Annule ce jugement et cela fait, statuant à nouveau:

Condamne B______ à évacuer immédiatement de sa personne, de ses biens et de tout tiers, l'appartement de 4 pièces situé au 5ème étage de l'immeuble sis no. ______, rue 1______ à Genève.

Renvoie la cause au Tribunal des baux et loyers pour statuer sur les mesures d'exécution sollicitées.

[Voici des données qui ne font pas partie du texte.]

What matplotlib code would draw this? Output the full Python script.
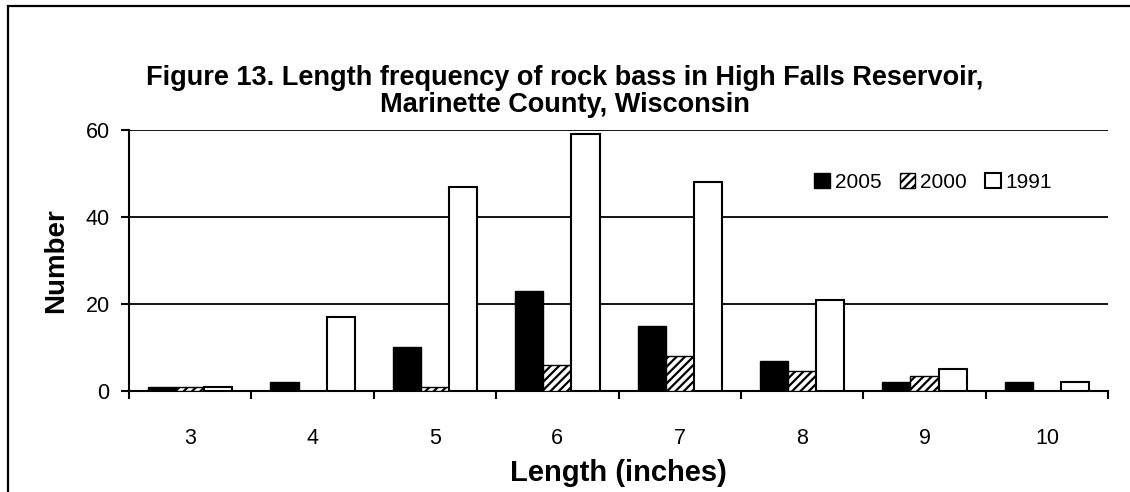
"""Length frequency of rock bass, High Falls Reservoir."""

import matplotlib.pyplot as plt
import numpy as np
from matplotlib.patches import Rectangle

lengths = ["3", "4", "5", "6", "7", "8", "9", "10"]
n_2005 = [1, 2, 10, 23, 15, 7, 2, 2]
n_2000 = [1, 0, 1, 6, 8, 4.5, 3.5, 0]
n_1991 = [1, 17, 47, 59, 48, 21, 5, 2]

plt.rcParams["font.family"] = ["Liberation Sans", "DejaVu Sans"]
plt.rcParams["hatch.color"] = "#303030"
plt.rcParams["hatch.linewidth"] = 1.6

fig = plt.figure(figsize=(11.3, 4.92), dpi=100)
ax = fig.add_axes([0.1142, 0.2053, 0.8664, 0.5305])

x = np.arange(len(lengths))
w = 0.23
ax.bar(x - w, n_2005, w, color="black", edgecolor="black", linewidth=1, label="2005", zorder=3)
ax.bar(x, n_2000, w, color="white", edgecolor="black", hatch="////", linewidth=1, label="2000", zorder=3)
ax.bar(x + w, n_1991, w, color="white", edgecolor="black", linewidth=1.5, label="1991", zorder=3)

ax.set_xlim(-0.5, len(lengths) - 0.5)
ax.set_ylim(0, 60)
ax.set_yticks([0, 20, 40, 60])
ax.set_xticks(x)
ax.set_xticklabels(lengths)
ax.set_xticks(np.arange(len(lengths) + 1) - 0.5, minor=True)
ax.tick_params(axis="x", which="major", length=0, pad=27, labelsize=15.5)
ax.tick_params(axis="x", which="minor", length=6, width=1.5, direction="out")
ax.tick_params(axis="y", length=6, width=1.5, labelsize=15.5, pad=8)
ax.grid(axis="y", color="black", linewidth=1.3, zorder=0)
for side in ["top", "right"]:
    ax.spines[side].set_visible(False)
ax.spines["left"].set_linewidth(1.5)
ax.spines["bottom"].set_linewidth(1.5)

ax.set_ylabel("Number", fontsize=20, fontweight="bold", labelpad=12)
ax.set_xlabel("Length (inches)", fontsize=21, fontweight="bold", labelpad=7)
fig.text(0.5, 0.814, "Figure 13. Length frequency of rock bass in High Falls Reservoir,\nMarinette County, Wisconsin",
         ha="center", va="center", fontsize=19.5, fontweight="bold", linespacing=1.06)

ax.legend(loc="center right", bbox_to_anchor=(0.943, 0.80), ncol=3, frameon=False, fontsize=15,
          handlelength=0.75, handleheight=0.75, handletextpad=0.25, columnspacing=0.85,
          borderpad=0, borderaxespad=0)

fig.patches.append(Rectangle((0.007, -0.05), 1.1, 1.038, transform=fig.transFigure,
                             fill=False, edgecolor="black", linewidth=1.6))

fig.savefig("out.png", dpi=100)
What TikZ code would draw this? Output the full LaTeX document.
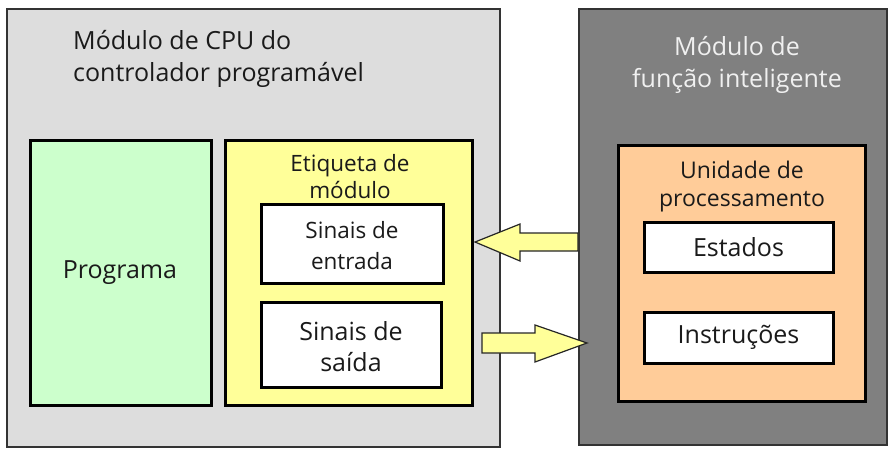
\documentclass[tikz,border=0pt]{standalone}
\usepackage{fontspec}
\setmainfont{Open Sans}
\definecolor{cpugray}{HTML}{DDDDDD}
\definecolor{ifgray}{HTML}{808080}
\definecolor{progreen}{HTML}{CCFFCC}
\definecolor{labyellow}{HTML}{FFFF99}
\definecolor{unitorange}{HTML}{FFCC99}
\definecolor{inktext}{HTML}{1A1A1A}
\definecolor{lighttext}{HTML}{F0F0F0}
\begin{document}
\begin{tikzpicture}[x=1pt,y=-1pt,
  module/.style={draw=black!80,line width=1.2pt,anchor=north west,inner sep=0pt,outer sep=0pt},
  inner/.style={draw=black,line width=3pt,anchor=north west,inner sep=0pt,outer sep=0pt},
  caption/.style={text=inktext,align=center,inner sep=0pt,font=\fontsize{25}{31}\selectfont},
  smallcap/.style={caption,font=\fontsize{22.5}{28}\selectfont},
  blockarrow/.style={draw=black!85,line width=1.2pt,fill=labyellow,line join=miter}]
\useasboundingbox (0,0) rectangle (888,452);
% outer modules
\node[module,fill=cpugray,minimum width=493,minimum height=438] (cpu) at (7,9) {};
\node[module,fill=ifgray,minimum width=308,minimum height=436] (ifm) at (579,9) {};
% CPU module contents
\node[inner,fill=progreen,minimum width=181,minimum height=265] (prog) at (30,140) {};
\node[inner,fill=labyellow,minimum width=247,minimum height=265] (lab) at (225,140) {};
\node[inner,fill=white,minimum width=182,minimum height=79] (sin) at (261,204) {};
\node[inner,fill=white,minimum width=180,minimum height=85] (sout) at (261,302) {};
% intelligent function module contents
\node[inner,fill=unitorange,minimum width=247,minimum height=256] (unit) at (618,145) {};
\node[inner,fill=white,minimum width=189,minimum height=50] (est) at (644,222) {};
\node[inner,fill=white,minimum width=189,minimum height=51] (ins) at (644,312) {};
% texts
\node[caption,align=left,anchor=west,font=\fontsize{25}{32}\selectfont] (cputitle) at (73,59) {Módulo de CPU do\\controlador programável};
\node[caption,text=lighttext,font=\fontsize{25}{32}\selectfont] (iftitle) at (737,65) {Módulo de\\função inteligente};
\node[caption] (progtxt) at (120,273) {Programa};
\node[smallcap,font=\fontsize{22.5}{27}\selectfont] (labtxt) at (350,177) {Etiqueta de\\módulo};
\node[smallcap,font=\fontsize{22.5}{31}\selectfont] (sintxt) at (352,246) {Sinais de\\entrada};
\node[caption] (souttxt) at (351,347) {Sinais de\\saída};
\node[smallcap,font=\fontsize{23}{28}\selectfont] (unittxt) at (742,187) {Unidade de\\processamento};
\node[caption] (esttxt) at (est.center) {Estados};
\node[caption] (instxt) at (ins.center) {Instruções};
% block arrows between the modules
\draw[blockarrow] (475,242) -- (520,224) -- (520,233) -- (578,233) -- (578,251) -- (520,251) -- (520,261) -- cycle;
\draw[blockarrow] (482,333) -- (535,333) -- (535,325) -- (587,343) -- (535,362) -- (535,353) -- (482,353) -- cycle;
\end{tikzpicture}
\end{document}
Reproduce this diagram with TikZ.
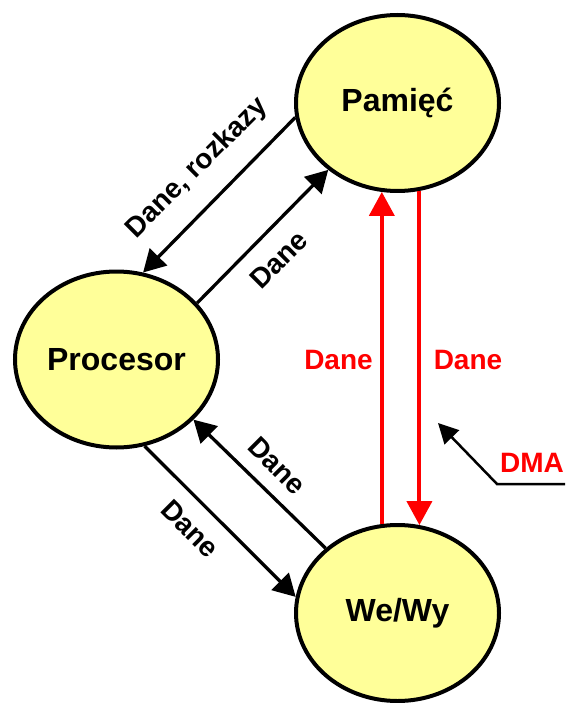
\documentclass[tikz,border=0pt]{standalone}
\usepackage{fontspec}
\setmainfont{Liberation Sans}
\usetikzlibrary{shapes.geometric,arrows.meta}
\definecolor{cyellow}{HTML}{FFFF99}
\begin{document}
\begin{tikzpicture}[x=1pt,y=-1pt,
  unit/.style={ellipse, draw=black, line width=4pt, fill=cyellow,
    minimum width=203pt, minimum height=176pt, inner sep=0pt,
    font=\fontsize{32}{38}\selectfont\bfseries},
  flow/.style={line width=3.3pt, -{Triangle[length=22pt,width=24pt]}},
  dmaflow/.style={draw=red, line width=4pt, -{Triangle[length=24pt,width=25pt]}},
  lbl/.style={font=\fontsize{28}{33}\selectfont\bfseries, inner sep=0pt},
  rlbl/.style={font=\fontsize{28}{33}\selectfont\bfseries, text=red, inner sep=0pt}]
\useasboundingbox (0,0) rectangle (565,703);
\node[unit] (pam) at (397.5,103) {Pamięć};
\node[unit] (cpu) at (116.5,359.5) {Procesor};
\node[unit] (io) at (397.5,613) {We/Wy};
% black connectors
\draw[flow] (pam.188.9) -- (cpu.73.5);
\draw[flow] (cpu.35.5) -- (pam.224.8);
\draw[flow] (io.138.8) -- (cpu.-38.3);
\draw[flow] (cpu.-72.3) -- (io.171);
% red connectors
\draw[dmaflow] (io.100.1) -- (pam.260.1);
\draw[dmaflow] (pam.-76) -- (io.76);
% labels
\node[lbl, rotate=45] (l1) at (197,168) {Dane, rozkazy};
\node[lbl, rotate=45] (l2) at (279,260) {Dane};
\node[lbl, rotate=-45] (l3) at (277,466) {Dane};
\node[lbl, rotate=-45] (l4) at (190,529) {Dane};
\node[rlbl] (r1) at (338.5,360) {Dane};
\node[rlbl] (r2) at (468,360) {Dane};
% DMA
\node[rlbl] (dma) at (532,463) {DMA};
\coordinate (dmaend) at (565,484);
\coordinate (dmaknee) at (497,484);
\coordinate (dmatip) at (438,423);
\draw[line width=2.5pt, -{Triangle[length=20pt,width=20pt]}] (dmaend) -- (dmaknee) -- (dmatip);
\end{tikzpicture}
\end{document}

Dit que la procédure est gratuite.

Déboute les parties de toutes autres conclusions.

Siégeant :

Madame Nathalie LANDRY-BARTHE, présidente; Madame Sylvie DROIN, Monsieur Laurent RIEBEN, juges; Monsieur Jean-Philippe ANTHONIOZ, Monsieur Damien TOURNAIRE, juges assesseurs; Madame Victoria PALAZZETTI, greffière.

 

 

 

 

 

 

 

 

Indication des voies de recours :

 

Conformément aux art. 72 ss de la loi fédérale sur le Tribunal fédéral du 17 juin 2005 (LTF; RS 173.110), le présent arrêt peut être porté dans les trente jours qui suivent sa notification avec expédition complète (art. 100 al. 1 LTF) par-devant le Tribunal fédéral par la voie du recours en matière civile.

 

Le recours doit être adressé au Tribunal fédéral, 1000 Lausanne 14.

 

Valeur litigieuse des conclusions pécuniaires au sens de la LTF supérieure ou égale à 15'000 fr.